On Wednesday at 2:29 p.m., almost every mobile phone in a country where almost everyone has a mobile phone beeped feverishly in a synchronous buzz. The alert wasn’t to warn of a North Korean missile attack, nor was it an extreme weather warning. It brought news of a 5.4-magnitude earthquake that had shaken the southeastern part of South Korea in and around the city of Pohang. Aftershocks ensued, some still being felt the next day.
Following a string of man-made disasters in recent years, there is a general perception among the South Korean populace that profits and growth have come at the cost of public safety. In the midst of the country’s stunning development years, corners were cut and construction was sloppy, leading to disasters including the collapse of Seongsu Bridge in 1994 and Sampoong Department Store in 1995. More recently, in 2014, the Sewol Ferry sank, killing around 300 people — one cause of this incident, too, was the violation of safety regulations.
Issues of nuclear safety and earthquake readiness have been hotly discussed in the aftermath of the Fukushima nuclear disaster in 2011. Are South Korea’s nuclear plants safe? Can its other buildings withstand powerful earthquakes? Have corners been cut? What would happen to the country’s tallest skyscraper, Lotte World Tower?
With the Pohang earthquake having caused significant amounts of damage to buildings, houses and even schools, talk of public safety has swamped all broadcast and paper publications on Thursday. Here’s a roundup of what the country’s nuclear plant operator and several media outlets said:
The Korea Hydro & Nuclear Power (KHNP)
Nuclear plants become the object of scrutiny following earthquakes. KHNP responded to the heightened sensitivity; the public corporation issued a series statements following the first earthquake and a few other powerful aftershocks. This is their first statement, after 2:29 p.m. on Nov. 15:
“All nuclear power plants, including Wolsong Nuclear Power Plant, are currently operating normally with no interruption or reduction in power generation. An earthquake alarm was activated at Wolsong-1 reactor and the facilities are being inspected. Thus far, there have been no breakdowns in equipment or radiation leaks. We plan to release further information after detailed analysis.”
Orientation: right wing
The Chosun Ilbo posited that all of the country’s 24 nuclear plants remained in normal operation after the quake, interpreting this as a sign that South Korea’s nuclear apparatus was capable of standing firm against earthquakes. “There is no case in the world of a nuclear power plant accident caused just by an earthquake, without a tsunami. There is no need to be too anxious,” the editorial stated.
“Most nuclear power plants are designed to withstand earthquakes of a magnitude of 6.5, and some up to 7. In other words, a 6.5 earthquake-resistant design can withstand an earthquake up to 40 times greater that occurring yesterday, and ten times the magnitude of the Gyeongju earthquake last year.”

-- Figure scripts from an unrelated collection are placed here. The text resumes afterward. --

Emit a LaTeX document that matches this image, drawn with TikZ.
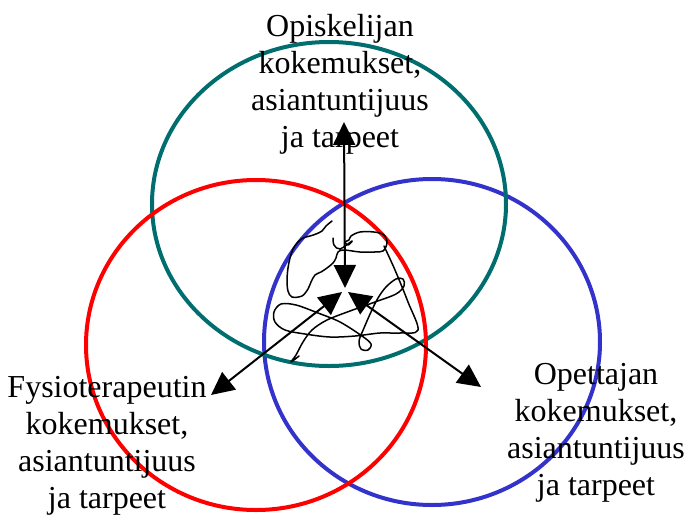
\documentclass[tikz,border=0pt]{standalone}
\usepackage{fontspec}
\setmainfont{Liberation Serif}
\usetikzlibrary{arrows.meta}
\definecolor{ringteal}{RGB}{0,110,110}
\definecolor{ringred}{RGB}{255,0,0}
\definecolor{ringblue}{RGB}{51,51,204}
\tikzset{
  ring/.style={line width=2pt},
  lbl/.style={align=center, anchor=north, inner sep=0pt, font=\fontsize{16}{18.5}\selectfont},
  dblarrow/.style={line width=1pt, {Triangle[length=11.5pt,width=11pt]}-{Triangle[length=11.5pt,width=11pt]}},
  scrib/.style={line width=0.75pt, line join=round, line cap=round}
}
\begin{document}
\begin{tikzpicture}[x=0.5pt,y=-0.5pt]
\useasboundingbox (0,0) rectangle (686,515);
% rings
\draw[ring, ringblue] (432,342) ellipse [x radius=168, y radius=163];
\draw[ring, ringteal] (329,204) ellipse [x radius=177, y radius=162];
\draw[ring, ringred] (256,345) ellipse [x radius=170, y radius=165];
% scribble
\draw[scrib] plot[smooth, tension=0.55] coordinates {
 (332,221) (326,226) (322,231) (316,234) (310,236) (303,238) (298,242) (293,249) (290,258)
 (288,268) (287,280) (288,291) (292,297) (302,296) (308,289) (311,282) (315,275)
 (321,272) (327,268) (333,263) (336,258) (338,252) (344,250) (360,252) (374,252)
 (383,251) (387,243) (384,235) (374,232) (360,232) (351,236) (349,240) (345,242)
 (348,245) (352,241) (340,249) (334,245) (333,238)};
\draw[scrib] plot[smooth, tension=0.55] coordinates {
 (384,246) (395,270) (408,302) (418,330) (400,333) (380,333) (355,336) (330,337) (305,334)
 (285,330) (275,322) (274,312) (281,304) (296,305) (318,313) (340,322) (362,336)
 (371,344) (368,350) (361,349) (359,341) (364,328) (371,312) (378,298) (386,287)
 (396,279) (403,279) (404,286) (396,294) (375,302) (350,311) (327,320) (312,330)
 (303,342) (296,355) (291,362) (299,356)};
% central coordinates and arrow ends
\coordinate (cu) at (345,288);
\coordinate (cl) at (342,292);
\coordinate (cr) at (348,292);
\coordinate (up) at (344,122);
\coordinate (fl) at (211,395);
\coordinate (fr) at (481,387);
\draw[dblarrow] (up) -- (cu);
\draw[dblarrow] (fl) -- (cl);
\draw[dblarrow] (fr) -- (cr);
% labels
\node[lbl] (opisk) at (340,14) {Opiskelijan\\kokemukset,\\asiantuntijuus\\ja tarpeet};
\node[lbl] (fysio) at (107,376) {Fysioterapeutin\\kokemukset,\\asiantuntijuus\\ja tarpeet};
\node[lbl] (opett) at (596,363) {Opettajan\\kokemukset,\\asiantuntijuus\\ja tarpeet};
\end{tikzpicture}
\end{document}
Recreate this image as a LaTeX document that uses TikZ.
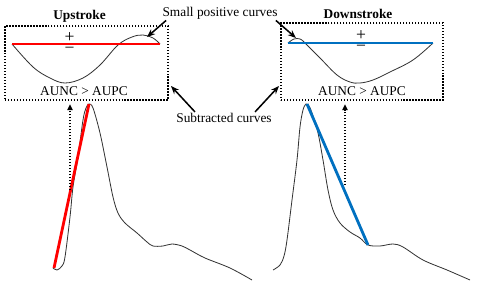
\documentclass[tikz,border=0pt]{standalone}
\usepackage{fontspec}
\setmainfont{Liberation Serif}
\usetikzlibrary{arrows.meta,positioning}
\definecolor{upred}{HTML}{FF0000}
\definecolor{downblue}{HTML}{0070C0}
\newcommand{\lbl}{\fontsize{11.4}{13}\selectfont}

\begin{document}
\begin{tikzpicture}[x=0.03cm,y=-0.03cm,
  panel/.style={draw,line width=1.1pt,dash pattern=on 1.1pt off 1.45pt,
                minimum width=4.89cm,minimum height=2.22cm},
  txt/.style={font=\lbl,inner sep=1pt},
  sign/.style={font=\fontsize{15}{9.8}\selectfont,inner sep=0pt,align=center},
  callout/.style={line width=1.3pt,-{Stealth[length=7pt,width=5.5pt]}},
  lift/.style={line width=1.1pt,dash pattern=on 1.1pt off 1.45pt,
               -{Triangle[length=5pt,width=4.5pt]},shorten >=3pt},
  wave/.style={line width=0.7pt,black!80},
  slope/.style={line width=2.4pt},
  level/.style={line width=1.7pt},
]
  \useasboundingbox (0,0) rectangle (480,281);
  \node[panel] (upbox) at (86.5,63) {};
  \node[panel,minimum width=4.86cm,minimum height=2.31cm] (downbox) at (362,61.5) {};
  \node[txt,font=\lbl\bfseries] (uptitle) at (79.5,16) {Upstroke};
  \node[txt,font=\lbl\bfseries] (downtitle) at (358,14) {Downstroke};

  \draw[wave] plot[smooth,tension=0.6] coordinates {(12,44) (33,67) (50,78) (65,83) (83,78)
    (100,65) (118,45) (132,37) (143,35) (153,38) (160,44)};
  \draw[level,upred] (12,44) -- (160,44);
  \draw[wave] plot[smooth,tension=0.6] coordinates {(288,43) (294,39) (300,39) (305,43)
    (320,58) (337,75) (350,82) (360,83) (373,80) (390,72) (413,60) (433,43)};
  \draw[level,downblue] (288,43) -- (433,43);

  \node[sign] (upsign) at (69.5,43) {+\\−};
  \node[sign] (downsign) at (361,41) {+\\−};
  \node[txt] (upaunc) at (84,91) {AUNC > AUPC};
  \node[txt] (downaunc) at (362,91) {AUNC > AUPC};

  \node[txt] (smallpos) at (220,13) {Small positive curves};
  \node[txt] (subtr) at (224,118) {Subtracted curves};
  \coordinate (upbump) at (147,37);
  \coordinate (downbump) at (296,38);
  \coordinate (uptip) at (171,86);
  \coordinate (downtip) at (279,86);
  \draw[callout] ([shift={(5,0)}]smallpos.south west) -- (upbump);
  \draw[callout] ([shift={(-3,0)}]smallpos.south east) -- (downbump);
  \draw[callout] ([shift={(20,0)}]subtr.north west) -- (uptip);
  \draw[callout] ([shift={(-18,0)}]subtr.north east) -- (downtip);

  \draw[wave] plot[smooth,tension=0.55] coordinates {(53,268) (57,270) (62,266) (65,257)
    (70,217) (73,187) (78,157) (83,120) (86,108) (89,104) (93,108) (100,133) (107,167)
    (113,197) (118,213) (125,223) (137,233) (147,242) (153,246) (163,246) (172,244)
    (182,246) (190,250) (205,258) (230,268) (252,280)};
  \coordinate (upfoot) at (54,268);
  \coordinate (uppeak) at (89,104);
  \draw[slope,upred] (upfoot) -- (uppeak);
  \coordinate (uplow) at (70,190);
  \draw[lift] (uplow) -- (uplow |- upbox.south);

  \draw[wave] plot[smooth,tension=0.55] coordinates {(273,270) (280,265) (284,256) (287,240)
    (292,200) (297,160) (300,127) (303,110) (306,104) (309,106) (312,113) (318,133)
    (323,160) (328,190) (333,210) (340,223) (350,232) (360,238) (368,245) (380,246)
    (393,244) (403,247) (423,260) (447,270) (470,280)};
  \coordinate (downpeak) at (307,104);
  \coordinate (downfoot) at (368,245);
  \draw[slope,downblue] (downpeak) -- (downfoot);
  \coordinate (downlow) at (345,185);
  \draw[lift] (downlow) -- (downlow |- downbox.south);
\end{tikzpicture}
\end{document}
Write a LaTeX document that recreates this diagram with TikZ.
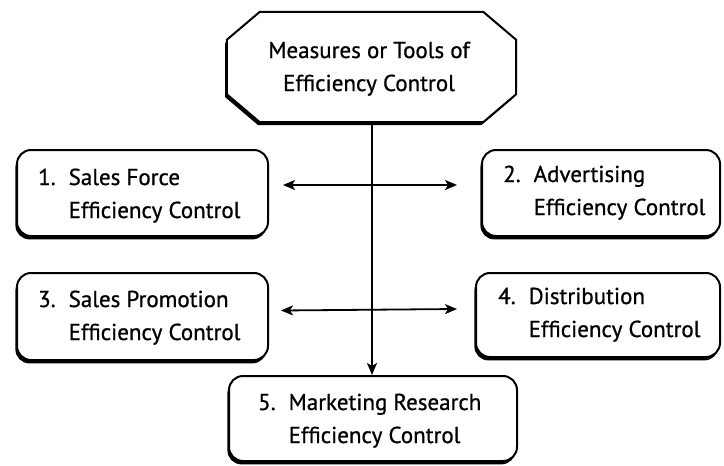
\documentclass[tikz,border=0pt]{standalone}
\usepackage{fontspec}
\setmainfont{PT Sans}
\newfontfamily\lblfont{PT Sans}[FakeBold=0.8]
\usetikzlibrary{shadows,arrows.meta,calc}
\newcommand{\numitem}[3]{\begin{tabular}[t]{@{}l@{\hspace{13pt}}l@{}}#1 & #2\\ & #3\end{tabular}}
\begin{document}
\begin{tikzpicture}[x=1pt,y=-1pt,
  every node/.style={font=\lblfont\fontsize{23}{33}\selectfont},
  box/.style={draw=black, line width=2pt, rounded corners=14pt, fill=white,
    inner sep=0pt,
    drop shadow={shadow xshift=-1.6pt, shadow yshift=-3.4pt, fill=black, opacity=1}},
  lbl/.style={anchor=base west, inner sep=0pt},
  tip/.style={Stealth[length=12pt,width=10pt,inset=3pt]},
  link/.style={line width=1.8pt, {Stealth[length=12pt,width=10pt,inset=3pt]}-{Stealth[length=12pt,width=10pt,inset=3pt]}},
  down/.style={line width=1.8pt, -{Stealth[length=12pt,width=10pt,inset=3pt]}}]
\useasboundingbox (0,0) rectangle (724,466);
\fill[white] (0,0) rectangle (724,466);

% heading frame (octagon)
\node[minimum width=289pt, minimum height=110pt, inner sep=0pt] (top) at (371.5,67) {};
\fill[black] ([shift={(-1.6,3.4)}]top.north west) ++(0,28) -- ++(33,-28) -- ++(223,0) -- ++(33,28)
  -- ++(0,54) -- ++(-33,28) -- ++(-223,0) -- ++(-33,-28) -- cycle;
\draw[line width=2pt, fill=white] ($(top.north west)+(0,28)$) -- ($(top.north west)+(33,0)$)
  -- ($(top.north east)+(-33,0)$) -- ($(top.north east)+(0,28)$)
  -- ($(top.south east)+(0,-28)$) -- ($(top.south east)+(-33,0)$)
  -- ($(top.south west)+(33,0)$) -- ($(top.south west)+(0,-28)$) -- cycle;
\node[inner sep=0pt, anchor=base] (toptext) at (369,58)
  {\begin{tabular}[t]{@{}c@{}}Measures or Tools of\\Efficiency Control\end{tabular}};

% the five control boxes
\node[box, minimum width=251pt, minimum height=86pt] (b1) at (142.5,193) {};
\node[box, minimum width=238pt, minimum height=86pt] (b2) at (601,193) {};
\node[box, minimum width=251pt, minimum height=87pt] (b3) at (142.5,316.5) {};
\node[box, minimum width=244pt, minimum height=84pt] (b4) at (598,315) {};
\node[box, minimum width=288pt, minimum height=85pt] (b5) at (373,418.5) {};

\node[lbl] (t1) at (38,185) {\numitem{1.}{Sales Force}{Efficiency Control}};
\node[lbl] (t2) at (503,182) {\numitem{2.}{Advertising}{Efficiency Control}};
\node[lbl] (t3) at (38,307) {\numitem{3.}{Sales Promotion}{Efficiency Control}};
\node[lbl] (t4) at (498,304) {\numitem{4.}{Distribution}{Efficiency Control}};
\node[lbl] (t5) at (258,410) {\numitem{5.}{Marketing Research}{Efficiency Control}};

% connectors
\draw[down] (top.south -| 372,0) -- (b5.north -| 372,0);
\coordinate (a1) at ($(b1.east)+(14,-8)$);
\coordinate (a2) at ($(b2.west)+(-24,-8)$);
\draw[link] (a1) -- (a2);
\coordinate (a3) at ($(b3.east)+(12,-6)$);
\coordinate (a4) at ($(b4.west)+(-18,-6)$);
\draw[link] (a3) -- (a4);
\end{tikzpicture}
\end{document}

The editorial went on to suggest that Wednesday’s earthquake may have been caused by drilling at a geothermal power station in Pohang, and called on officials to investigate a possible link.
Orientation: center-right wing
The Dong-A Ilbo was less sanguine, writing, “The message from this earthquake is clear: The Korean Peninsula is no longer an earthquake-safe zone. After the Gyeongju earthquake last year, there were 630 aftershocks, and we should expect the same to happen in Pohang…. We are in a situation where we do not know the risks.”
The editorial painted a picture of vulnerability to earthquake damage, saying that the country’s railroads, bridges and schools were meant to be strengthened, but that progress was extremely slow.
“Comprehensive safety inspections and support measures are needed. Who would oppose the idea of using taxpayers’ money to protect people’s lives? Earthquakes are no longer a problem only in other countries.”
Orientation: left wing
South Korea’s largest left-wing newspaper pointed out that the population density in the area near the quakes presented heightened safety concerns. “Anxiety is growing due to the fact that this region is home to the world’s highest concentration of nuclear power plants. Millions of people living in this area have to go sleep at night nervous every time an earthquake occurs.”
“The KHNP of course stresses that there are no issues with its power plants. However, it is dangerous to assume that a more powerful earthquake will never happen. Japan also predicted that a 9.0-magnitude earthquake would not take place, until one actually happened in 2011. Until the Fukushima nuclear disaster, Japanese nuclear authorities promised that nuclear plants were safe.”
“It is arrogant to use the term ‘absolute safety’ when it comes to nuclear power plants. It is time to review measures against earthquakes, especially for nuclear plants on the east coast.”